Sound Formats and Quality
Not all sound files are the same. MP3 files are the most supported across all browsers. Also, not every bitrate will be supported.
When adding sound, we recommend using MP3 sound files that have a bitrate of 128 kbps and a sample rate of 44.1 kHz. If the audio filesize is too large, you can lower the bitrate to 96 kbps. However, if your audio is dynamically wide, then you may hear a difference in quality at 96 kbps. If your sound is not dynamic, like a button click sound, then 96 kbps will be enough. If the audio is orchestral with a wide dynamic range (very soft and very loud sounds), then a higher bitrate will be necessary to keep the sound’s integrity.
Pano2VR supports MP3 and OGG file formats.
Keep in mind, that some browsers may require user action to start the sound, especially on mobile devices which require the use of Play/Pause buttons.

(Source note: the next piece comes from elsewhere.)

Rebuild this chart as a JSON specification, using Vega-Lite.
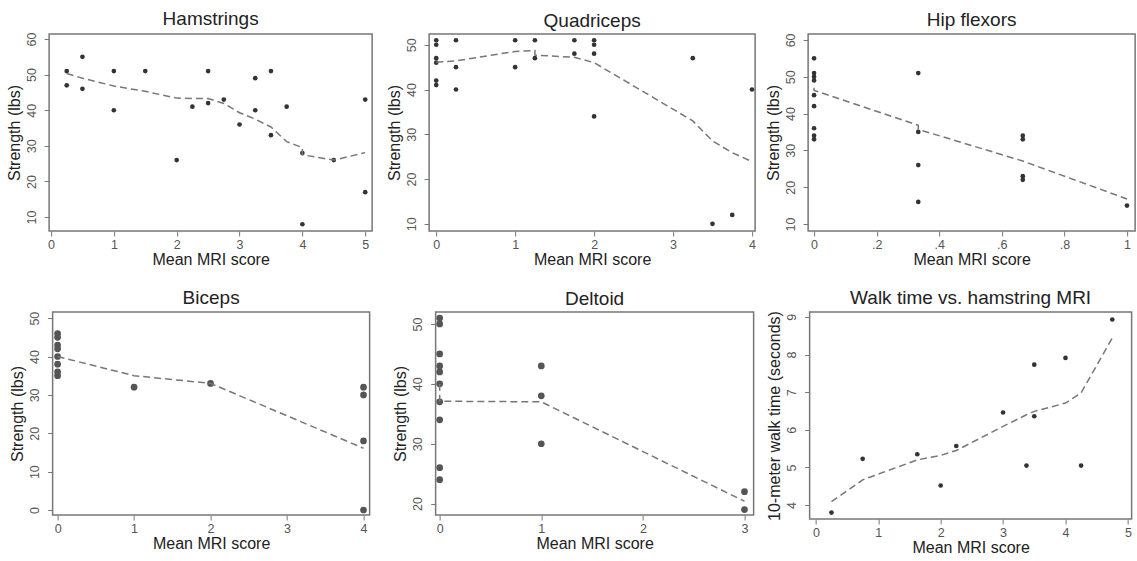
{
  "$schema": "https://vega.github.io/schema/vega-lite/v6.json",
  "padding": {"left": 5, "top": 9, "right": 0, "bottom": 0},
  "background": "white",
  "datasets": {
    "pts": [
      {"p": "H", "x": 0.25, "y": 51}, {"p": "H", "x": 0.25, "y": 47}, {"p": "H", "x": 0.5, "y": 55}, {"p": "H", "x": 0.5, "y": 46},
      {"p": "H", "x": 1, "y": 51}, {"p": "H", "x": 1, "y": 40}, {"p": "H", "x": 1.5, "y": 51}, {"p": "H", "x": 2, "y": 26},
      {"p": "H", "x": 2.25, "y": 41}, {"p": "H", "x": 2.5, "y": 51}, {"p": "H", "x": 2.5, "y": 42}, {"p": "H", "x": 2.75, "y": 43},
      {"p": "H", "x": 3, "y": 36}, {"p": "H", "x": 3.25, "y": 49}, {"p": "H", "x": 3.25, "y": 40}, {"p": "H", "x": 3.5, "y": 51},
      {"p": "H", "x": 3.5, "y": 33}, {"p": "H", "x": 3.75, "y": 41}, {"p": "H", "x": 4, "y": 28}, {"p": "H", "x": 4, "y": 8},
      {"p": "H", "x": 4.5, "y": 26}, {"p": "H", "x": 5, "y": 43}, {"p": "H", "x": 5, "y": 17},
      {"p": "Q", "x": 0, "y": 51}, {"p": "Q", "x": 0, "y": 50}, {"p": "Q", "x": 0, "y": 47}, {"p": "Q", "x": 0, "y": 46},
      {"p": "Q", "x": 0, "y": 42}, {"p": "Q", "x": 0, "y": 41}, {"p": "Q", "x": 0.25, "y": 51}, {"p": "Q", "x": 0.25, "y": 45},
      {"p": "Q", "x": 0.25, "y": 40}, {"p": "Q", "x": 1, "y": 51}, {"p": "Q", "x": 1, "y": 45}, {"p": "Q", "x": 1.25, "y": 51},
      {"p": "Q", "x": 1.25, "y": 47}, {"p": "Q", "x": 1.75, "y": 51}, {"p": "Q", "x": 1.75, "y": 48}, {"p": "Q", "x": 2, "y": 51},
      {"p": "Q", "x": 2, "y": 50}, {"p": "Q", "x": 2, "y": 48}, {"p": "Q", "x": 2, "y": 34}, {"p": "Q", "x": 3.25, "y": 47},
      {"p": "Q", "x": 3.5, "y": 10}, {"p": "Q", "x": 3.75, "y": 12}, {"p": "Q", "x": 4, "y": 40},
      {"p": "F", "x": 0, "y": 55}, {"p": "F", "x": 0, "y": 51}, {"p": "F", "x": 0, "y": 50}, {"p": "F", "x": 0, "y": 49},
      {"p": "F", "x": 0, "y": 45}, {"p": "F", "x": 0, "y": 42}, {"p": "F", "x": 0, "y": 36}, {"p": "F", "x": 0, "y": 34},
      {"p": "F", "x": 0, "y": 33}, {"p": "F", "x": 0.333, "y": 51}, {"p": "F", "x": 0.333, "y": 35}, {"p": "F", "x": 0.333, "y": 26},
      {"p": "F", "x": 0.333, "y": 16}, {"p": "F", "x": 0.667, "y": 34}, {"p": "F", "x": 0.667, "y": 33}, {"p": "F", "x": 0.667, "y": 23},
      {"p": "F", "x": 0.667, "y": 22}, {"p": "F", "x": 1, "y": 15},
      {"p": "B", "x": 0, "y": 46}, {"p": "B", "x": 0, "y": 45}, {"p": "B", "x": 0, "y": 43}, {"p": "B", "x": 0, "y": 42},
      {"p": "B", "x": 0, "y": 40}, {"p": "B", "x": 0, "y": 38}, {"p": "B", "x": 0, "y": 36}, {"p": "B", "x": 0, "y": 35},
      {"p": "B", "x": 1, "y": 32}, {"p": "B", "x": 2, "y": 33}, {"p": "B", "x": 4, "y": 32}, {"p": "B", "x": 4, "y": 30},
      {"p": "B", "x": 4, "y": 18}, {"p": "B", "x": 4, "y": 0},
      {"p": "D", "x": 0, "y": 51}, {"p": "D", "x": 0, "y": 50}, {"p": "D", "x": 0, "y": 45}, {"p": "D", "x": 0, "y": 43},
      {"p": "D", "x": 0, "y": 42}, {"p": "D", "x": 0, "y": 40}, {"p": "D", "x": 0, "y": 37}, {"p": "D", "x": 0, "y": 34},
      {"p": "D", "x": 0, "y": 26}, {"p": "D", "x": 0, "y": 24}, {"p": "D", "x": 1, "y": 43}, {"p": "D", "x": 1, "y": 38},
      {"p": "D", "x": 1, "y": 30}, {"p": "D", "x": 3, "y": 22}, {"p": "D", "x": 3, "y": 19},
      {"p": "W", "x": 0.25, "y": 3.8}, {"p": "W", "x": 0.75, "y": 5.23}, {"p": "W", "x": 1.625, "y": 5.35}, {"p": "W", "x": 2, "y": 4.52},
      {"p": "W", "x": 2.25, "y": 5.57}, {"p": "W", "x": 3, "y": 6.46}, {"p": "W", "x": 3.375, "y": 5.05}, {"p": "W", "x": 3.5, "y": 6.36},
      {"p": "W", "x": 3.5, "y": 7.73}, {"p": "W", "x": 4, "y": 7.91}, {"p": "W", "x": 4.25, "y": 5.05}, {"p": "W", "x": 4.75, "y": 8.93}
    ],
    "fit": [
      {"p": "H", "o": 1, "x": 0.25, "y": 50.3}, {"p": "H", "o": 2, "x": 0.5, "y": 49}, {"p": "H", "o": 3, "x": 1, "y": 46.8},
      {"p": "H", "o": 4, "x": 1.5, "y": 45.3}, {"p": "H", "o": 5, "x": 2, "y": 43.4}, {"p": "H", "o": 6, "x": 2.25, "y": 43.3},
      {"p": "H", "o": 7, "x": 2.5, "y": 43.3}, {"p": "H", "o": 8, "x": 2.75, "y": 41.9}, {"p": "H", "o": 9, "x": 3, "y": 39.3},
      {"p": "H", "o": 10, "x": 3.25, "y": 37.5}, {"p": "H", "o": 11, "x": 3.5, "y": 35.3}, {"p": "H", "o": 12, "x": 3.75, "y": 31.2},
      {"p": "H", "o": 13, "x": 4, "y": 29.5}, {"p": "H", "o": 14, "x": 4, "y": 27.5}, {"p": "H", "o": 15, "x": 4.5, "y": 26},
      {"p": "H", "o": 16, "x": 5, "y": 28.1},
      {"p": "Q", "o": 1, "x": 0, "y": 46.1}, {"p": "Q", "o": 2, "x": 0.25, "y": 46.4}, {"p": "Q", "o": 3, "x": 1, "y": 48.5},
      {"p": "Q", "o": 4, "x": 1.25, "y": 48.7}, {"p": "Q", "o": 5, "x": 1.25, "y": 47.7}, {"p": "Q", "o": 6, "x": 1.75, "y": 47.2},
      {"p": "Q", "o": 7, "x": 2, "y": 46}, {"p": "Q", "o": 8, "x": 3.25, "y": 33}, {"p": "Q", "o": 9, "x": 3.5, "y": 28.5},
      {"p": "Q", "o": 10, "x": 3.75, "y": 25.9}, {"p": "Q", "o": 11, "x": 4, "y": 23.9},
      {"p": "F", "o": 1, "x": 0, "y": 47}, {"p": "F", "o": 2, "x": 0, "y": 46.3}, {"p": "F", "o": 3, "x": 0.333, "y": 36.8},
      {"p": "F", "o": 4, "x": 0.333, "y": 35.7}, {"p": "F", "o": 5, "x": 0.667, "y": 27.1}, {"p": "F", "o": 6, "x": 1, "y": 16.8},
      {"p": "B", "o": 1, "x": 0, "y": 40}, {"p": "B", "o": 2, "x": 1, "y": 35}, {"p": "B", "o": 3, "x": 2, "y": 33},
      {"p": "B", "o": 4, "x": 4, "y": 16.1},
      {"p": "D", "o": 1, "x": 0, "y": 40}, {"p": "D", "o": 2, "x": 0, "y": 37.1}, {"p": "D", "o": 3, "x": 1, "y": 37},
      {"p": "D", "o": 4, "x": 3, "y": 20.4},
      {"p": "W", "o": 1, "x": 0.25, "y": 4.09}, {"p": "W", "o": 2, "x": 0.75, "y": 4.67}, {"p": "W", "o": 3, "x": 1.625, "y": 5.2},
      {"p": "W", "o": 4, "x": 2, "y": 5.32}, {"p": "W", "o": 5, "x": 2.25, "y": 5.45}, {"p": "W", "o": 6, "x": 3, "y": 6.09},
      {"p": "W", "o": 7, "x": 3.375, "y": 6.4}, {"p": "W", "o": 8, "x": 3.5, "y": 6.49}, {"p": "W", "o": 9, "x": 4, "y": 6.71},
      {"p": "W", "o": 10, "x": 4.25, "y": 6.98}, {"p": "W", "o": 11, "x": 4.75, "y": 8.44}
    ]
  },
  "vconcat": [
    {
      "hconcat": [
        {
          "hconcat": [
            {
              "width": 323, "height": 197,
              "title": "Hamstrings",
              "encoding": {
                "x": {"field": "x", "type": "quantitative", "scale": {"domain": [-0.03, 5.11], "nice": false, "zero": false}, "axis": {"title": "Mean MRI score", "values": [0, 1, 2, 3, 4, 5]}},
                "y": {"field": "y", "type": "quantitative", "scale": {"domain": [6.1, 61.4], "nice": false, "zero": false}, "axis": {"title": "Strength (lbs)", "values": [10, 20, 30, 40, 50, 60]}}
              },
              "layer": [
                {"data": {"name": "pts"}, "transform": [{"filter": "datum.p == 'H'"}], "mark": {"type": "circle", "size": 22, "color": "#333", "opacity": 1}},
                {"data": {"name": "fit"}, "transform": [{"filter": "datum.p == 'H'"}], "mark": {"type": "line", "color": "#777", "strokeDash": [7, 4], "strokeWidth": 1.5}, "encoding": {"order": {"field": "o", "type": "quantitative"}}}
              ]
            },
            {
              "width": 326, "height": 197,
              "title": "Quadriceps",
              "encoding": {
                "x": {"field": "x", "type": "quantitative", "scale": {"domain": [-0.09, 4.04], "nice": false, "zero": false}, "axis": {"title": "Mean MRI score", "values": [0, 1, 2, 3, 4]}},
                "y": {"field": "y", "type": "quantitative", "scale": {"domain": [8.4, 52.4], "nice": false, "zero": false}, "axis": {"title": "Strength (lbs)", "values": [10, 20, 30, 40, 50]}}
              },
              "layer": [
                {"data": {"name": "pts"}, "transform": [{"filter": "datum.p == 'Q'"}], "mark": {"type": "circle", "size": 22, "color": "#333", "opacity": 1}},
                {"data": {"name": "fit"}, "transform": [{"filter": "datum.p == 'Q'"}], "mark": {"type": "line", "color": "#777", "strokeDash": [7, 4], "strokeWidth": 1.5}, "encoding": {"order": {"field": "o", "type": "quantitative"}}}
              ]
            }
          ],
          "spacing": 12
        },
        {
          "width": 327, "height": 197,
          "title": "Hip flexors",
          "encoding": {
            "x": {"field": "x", "type": "quantitative", "scale": {"domain": [-0.019, 1.026], "nice": false, "zero": false}, "axis": {"title": "Mean MRI score", "values": [0, 0.2, 0.4, 0.6, 0.8, 1], "labelExpr": "datum.value == 0 ? '0' : datum.value == 1 ? '1' : replace(format(datum.value, '.1f'), '0.', '.')"}},
            "y": {"field": "y", "type": "quantitative", "scale": {"domain": [8.1, 61.6], "nice": false, "zero": false}, "axis": {"title": "Strength (lbs)", "values": [10, 20, 30, 40, 50, 60]}}
          },
          "layer": [
            {"data": {"name": "pts"}, "transform": [{"filter": "datum.p == 'F'"}], "mark": {"type": "circle", "size": 22, "color": "#333", "opacity": 1}},
            {"data": {"name": "fit"}, "transform": [{"filter": "datum.p == 'F'"}], "mark": {"type": "line", "color": "#777", "strokeDash": [7, 4], "strokeWidth": 1.5}, "encoding": {"order": {"field": "o", "type": "quantitative"}}}
          ]
        }
      ],
      "spacing": 7
    },
    {
      "hconcat": [
        {
          "hconcat": [
            {
              "width": 317, "height": 203,
              "title": "Biceps",
              "encoding": {
                "x": {"field": "x", "type": "quantitative", "scale": {"domain": [-0.065, 4.08], "nice": false, "zero": false}, "axis": {"title": "Mean MRI score", "values": [0, 1, 2, 3, 4]}},
                "y": {"field": "y", "type": "quantitative", "scale": {"domain": [-1.3, 51.6], "nice": false, "zero": false}, "axis": {"title": "Strength (lbs)", "values": [0, 10, 20, 30, 40, 50]}}
              },
              "layer": [
                {"data": {"name": "pts"}, "transform": [{"filter": "datum.p == 'B'"}], "mark": {"type": "circle", "size": 45, "color": "#555", "opacity": 1}},
                {"data": {"name": "fit"}, "transform": [{"filter": "datum.p == 'B'"}], "mark": {"type": "line", "color": "#777", "strokeDash": [7, 4], "strokeWidth": 1.5}, "encoding": {"order": {"field": "o", "type": "quantitative"}}}
              ]
            },
            {
              "width": 318, "height": 203,
              "title": "Deltoid",
              "encoding": {
                "x": {"field": "x", "type": "quantitative", "scale": {"domain": [-0.04, 3.09], "nice": false, "zero": false}, "axis": {"title": "Mean MRI score", "values": [0, 1, 2, 3]}},
                "y": {"field": "y", "type": "quantitative", "scale": {"domain": [18.1, 52], "nice": false, "zero": false}, "axis": {"title": "Strength (lbs)", "values": [20, 30, 40, 50]}}
              },
              "layer": [
                {"data": {"name": "pts"}, "transform": [{"filter": "datum.p == 'D'"}], "mark": {"type": "circle", "size": 45, "color": "#555", "opacity": 1}},
                {"data": {"name": "fit"}, "transform": [{"filter": "datum.p == 'D'"}], "mark": {"type": "line", "color": "#777", "strokeDash": [7, 4], "strokeWidth": 1.5}, "encoding": {"order": {"field": "o", "type": "quantitative"}}}
              ]
            }
          ],
          "spacing": 21
        },
        {
          "width": 322, "height": 207,
          "title": "Walk time vs. hamstring MRI",
          "encoding": {
            "x": {"field": "x", "type": "quantitative", "scale": {"domain": [-0.1, 5.06], "nice": false, "zero": false}, "axis": {"title": "Mean MRI score", "values": [0, 1, 2, 3, 4, 5]}},
            "y": {"field": "y", "type": "quantitative", "scale": {"domain": [3.63, 9.13], "nice": false, "zero": false}, "axis": {"title": "10-meter walk time (seconds)", "values": [4, 5, 6, 7, 8, 9]}}
          },
          "layer": [
            {"data": {"name": "pts"}, "transform": [{"filter": "datum.p == 'W'"}], "mark": {"type": "circle", "size": 22, "color": "#333", "opacity": 1}},
            {"data": {"name": "fit"}, "transform": [{"filter": "datum.p == 'W'"}], "mark": {"type": "line", "color": "#777", "strokeDash": [7, 4], "strokeWidth": 1.5}, "encoding": {"order": {"field": "o", "type": "quantitative"}}}
          ]
        }
      ],
      "spacing": 11
    }
  ],
  "spacing": 18,
  "center": true,
  "config": {
    "view": {"stroke": "#777", "strokeWidth": 1.5},
    "axis": {
      "grid": false, "domain": false, "tickColor": "#777", "tickSize": 5, "tickWidth": 1,
      "labelColor": "#555", "labelFont": "Liberation Sans", "labelFontSize": 12.5,
      "titleFont": "Liberation Sans", "titleFontSize": 16, "titleFontWeight": "normal", "titleColor": "#222"
    },
    "axisY": {"labelAngle": -90, "labelAlign": "center", "labelBaseline": "bottom", "labelPadding": 6, "titlePadding": 3},
    "axisX": {"labelPadding": 2, "titlePadding": 1},
    "title": {"font": "Liberation Sans", "fontSize": 19, "fontWeight": "normal", "color": "#222", "offset": 3}
  }
}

Volume control via the skin on mobile devices is also restricted.
If your project has audio, we recommend starting your project with a splash screen which requires the visitor to interact with the project. All of our built-in skins now have a splash screen that uses two sound icons: Sounds On and Sounds Off. “Sounds on” will trigger the action, Start Autoplay Media. “Sounds off” will trigger the “mute” action.
This splash screen’s buttons use the logic block trigger, Sounds Permitted, to test if sound is permitted to autoplay in the browser. It uses a small, inaudible sound file that is exported with every project to test the browser. This sound is found in the media folder.
If there’s no interaction with the splash screen, i.e. the user clicks in the panoarama instead of the splash screen, the splash screen will hide. Pano2VR will still test the browser, but sound then must be turned on with a button to play, or switch nodes and return to trigger the playback.
Most browsers also have a setting to change how sound is played back. For example, in Safari, when sound is playing, a speaker icon appears in the URL bar. Right-click that icon to open the sound settings. The default is set to not play sound, but you can change this to always allow auto-play.
VLC – Open source video player that can be used to convert both audio and video files.
Audacity – Open source audio editor.